Abbott continued to splash out on while his firm did not, and then was unable, to pay its debts.

Reactiv Media's May 2015 draft accounts claimed net assets of £415,668, but – due to bad debt owed by an associated company – it actually had net liabilities of £289,528.

The biz then lost its main customer, which represented 70 per cent of its turnover in August 2015.

For the next six months, Abbott allowed the firm to trade even though it was insolvent; from that point the firm incurred some £155,701 in PAYE/NIC.

However, the biz didn’t make a payment after 10 July 2015, and PAYE/NIC payments for 2015/16 were "insufficient to even repay the April 2015 return period of £43,361", the Insolvency Service said.

At the same time, Abbott received some £177,664 in personal benefits from 1 September 2015 – some of which he spent on jewellery and his wedding.

Abbott also admitted that he "wrote off a loan owed by a company associated to me of £14,670, and transferred both an investment in that company valued at £75,000 and a further debt it owed of £93,550 to associated third parties".

As well as racking up these debts, the firm also broke the laws governing direct marketing calls, which say that calls cannot be made to people registered with the Telephone Preference Service.

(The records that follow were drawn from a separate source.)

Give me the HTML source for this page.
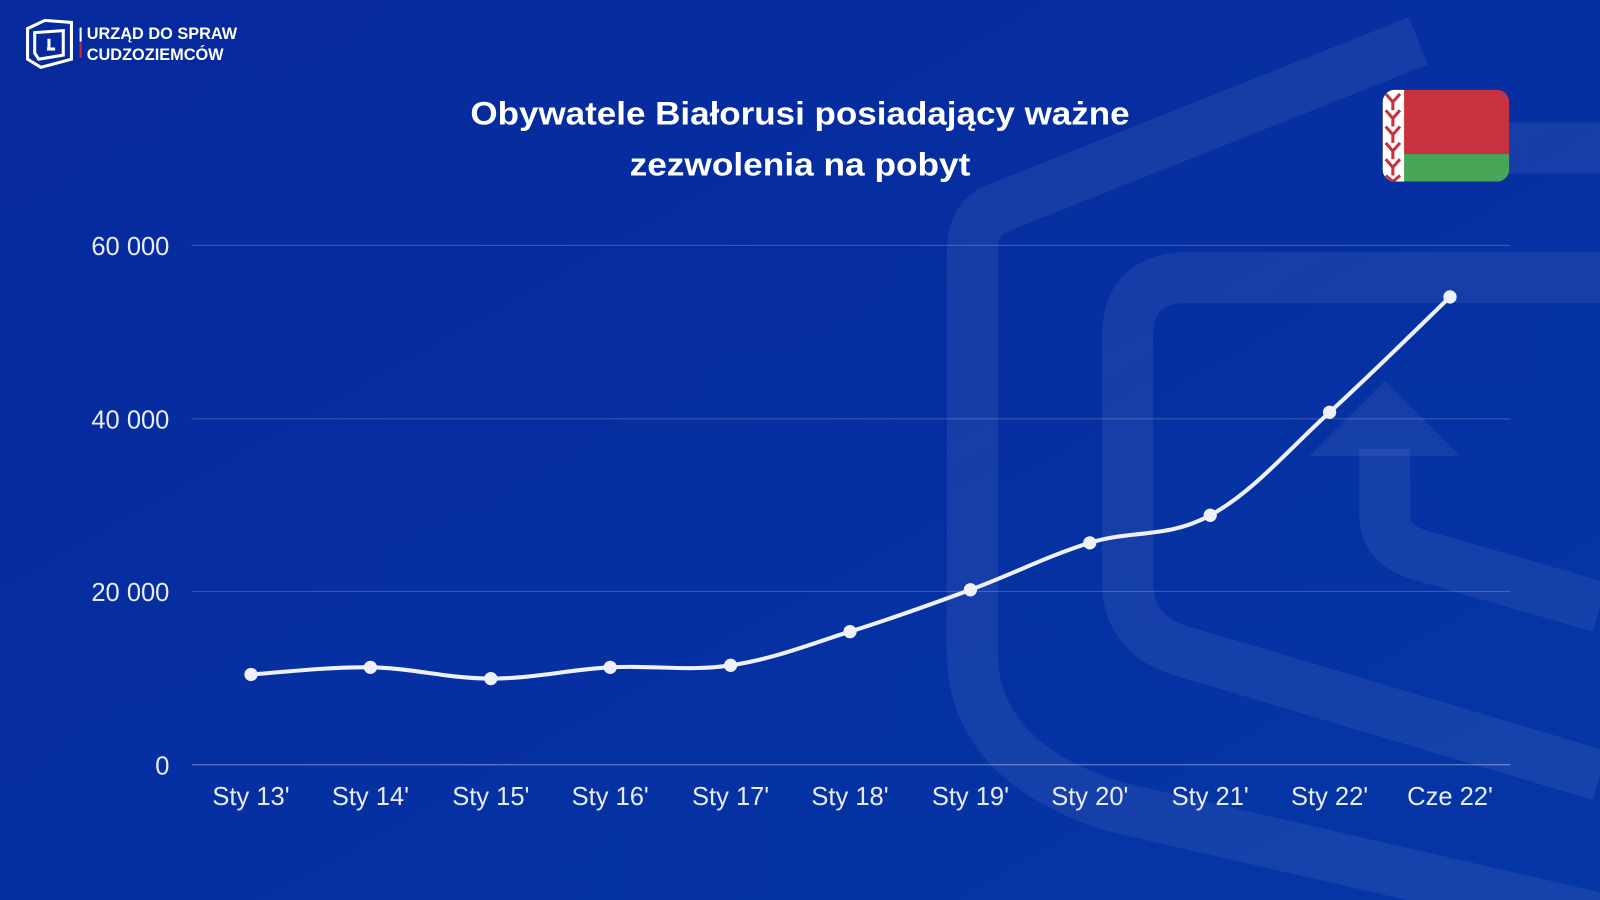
<!DOCTYPE html>
<html><head><meta charset="utf-8"><style>
html,body{margin:0;padding:0;width:1600px;height:900px;overflow:hidden;background:#0533a3}
svg{display:block}
text{font-family:"Liberation Sans",sans-serif}
</style></head><body>
<svg id="s" width="1600" height="900" viewBox="0 0 1568 882" preserveAspectRatio="none">
<defs><linearGradient id="bg" x1="0" y1="0" x2="1" y2="1">
<stop offset="0" stop-color="#06299c"/><stop offset="1" stop-color="#0536a6"/></linearGradient></defs>
<rect width="1568" height="882" fill="url(#bg)"/>
<g fill="none" stroke="#ffffff" stroke-opacity="0.065" stroke-width="50">
<path d="M1390,40 L975,205 Q953,215 953,245 L953,640 Q953,745 1090,790 L1568,900"/>
<path d="M1380,145 L1568,145"/>
<path d="M1568,272 L1165,272 Q1105,272 1105,330 L1105,570 Q1105,625 1165,640 L1568,760"/>
<path d="M1357,440 L1357,505 Q1357,535 1395,545 L1568,595"/>
</g>
<polygon points="1283,447 1357,373 1431,447" fill="#fff" fill-opacity="0.065"/>
<g stroke="#ffffff" stroke-opacity="0.22" stroke-width="1">
<line x1="188" y1="240.5" x2="1480" y2="240.5"/>
<line x1="188" y1="410.5" x2="1480" y2="410.5"/>
<line x1="188" y1="579.5" x2="1480" y2="579.5"/>
</g>
<line x1="188" y1="749.5" x2="1480" y2="749.5" stroke="#ffffff" stroke-opacity="0.45"/>
<g fill="#e8ecf7" font-size="25" text-anchor="end">
<text x="166" y="250">60 000</text><text x="166" y="420">40 000</text>
<text x="166" y="589">20 000</text><text x="166" y="759">0</text>
</g>
<g id="xl" fill="#e8ecf7" font-size="25" text-anchor="middle"></g>
<path id="ln" fill="none" stroke="#eef1fa" stroke-width="4"/>
<g id="pts" fill="#eef1fa"></g>
<g fill="#fff" font-size="32" font-weight="bold" text-anchor="middle">
<text x="784" y="122" textLength="646" lengthAdjust="spacingAndGlyphs">Obywatele Białorusi posiadający ważne</text>
<text x="784" y="172" textLength="334" lengthAdjust="spacingAndGlyphs">zezwolenia na pobyt</text>
</g>
<clipPath id="fc"><rect x="1355" y="88" width="124" height="90" rx="12"/></clipPath>
<g clip-path="url(#fc)">
<rect x="1355" y="88" width="124" height="63" fill="#c8313e"/>
<rect x="1355" y="151" width="124" height="27" fill="#4aa657"/>
<rect x="1355" y="88" width="21" height="90" fill="#fff"/>
<path d="M1358,92 l7,8 l7,-8 M1358,108 l7,8 l7,-8 M1358,124 l7,8 l7,-8 M1358,140 l7,8 l7,-8 M1358,156 l7,8 l7,-8 M1358,172 l7,6 l7,-6 M1365,100 l0,8 M1365,116 l0,8 M1365,132 l0,8 M1365,148 l0,8 M1365,164 l0,8" stroke="#c8313e" stroke-width="3" fill="none"/>
</g>
<g fill="none" stroke="#fff" stroke-width="3">
<path d="M27,28 L44,20 L70,22 L70,58 L40,66 L27,58 Z"/>
<path d="M34,32 L62,30 L62,54 L38,58 L34,52 Z"/>
<path d="M46,48 L54,48 M48,38 L48,48"/>
</g>
<rect x="78" y="27" width="2" height="14" fill="#fff"/>
<rect x="78" y="42" width="2" height="15" fill="#d4213d"/>
<g fill="#fff" font-size="16" font-weight="bold">
<text x="85" y="38">URZĄD DO SPRAW</text><text x="85" y="59">CUDZOZIEMCÓW</text>
</g>
</svg>
<script>
var X=[246,363,481,598,716,833,951,1068,1186,1303,1421],Y=[661,654,665,654,652,619,578,532,505,404,291];
var L=["Sty 13'","Sty 14'","Sty 15'","Sty 16'","Sty 17'","Sty 18'","Sty 19'","Sty 20'","Sty 21'","Sty 22'","Cze 22'"];
var ns="http://www.w3.org/2000/svg",d="M"+X[0]+","+Y[0],t=0.18;
for(var i=0;i<X.length-1;i++){var p0=i?i-1:i,p3=i+2<X.length?i+2:i+1;
d+=" C"+(X[i]+(X[i+1]-X[p0])*t)+","+(Y[i]+(Y[i+1]-Y[p0])*t)+" "+(X[i+1]-(X[p3]-X[i])*t)+","+(Y[i+1]-(Y[p3]-Y[i])*t)+" "+X[i+1]+","+Y[i+1];}
document.getElementById("ln").setAttribute("d",d);
for(var i=0;i<X.length;i++){var c=document.createElementNS(ns,"circle");c.setAttribute("cx",X[i]);c.setAttribute("cy",Y[i]);c.setAttribute("r",6.5);document.getElementById("pts").appendChild(c);
var tx=document.createElementNS(ns,"text");tx.setAttribute("x",X[i]);tx.setAttribute("y",789);tx.textContent=L[i];document.getElementById("xl").appendChild(tx);}
</script>
</body></html>
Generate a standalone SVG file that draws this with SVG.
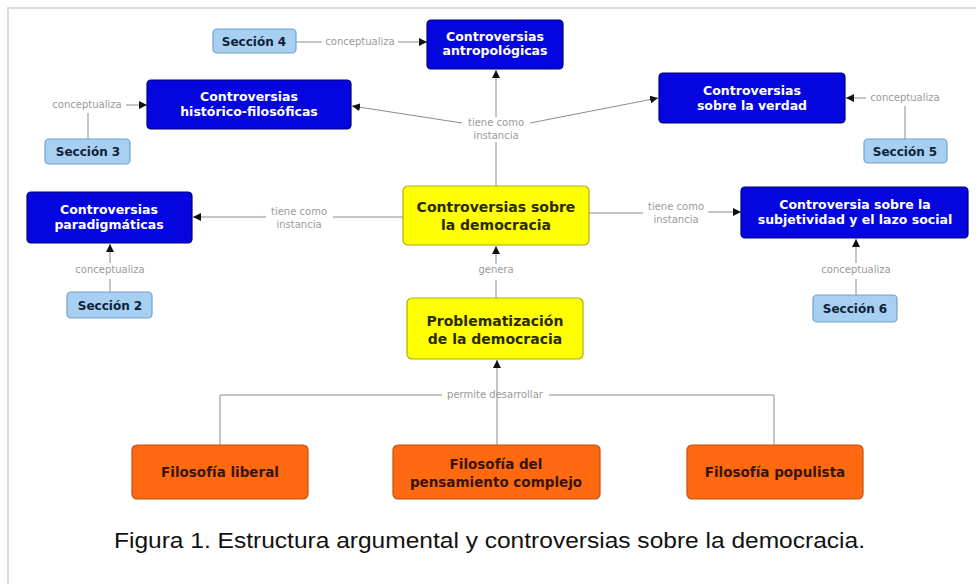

The Information Commissioner’s Office received 601 complaints about such calls, and in 2014 fined it £50,000. This was later upped to £75,000 by first-tier tribunal – but no money has been paid.

The ICO said it would work with the Insolvency Service to "pursue all the options" to recover the money – and added that it was "pleased" Abbott can’t start a new firm.

Abbott’s disqualification order commenced on 27 December 2017.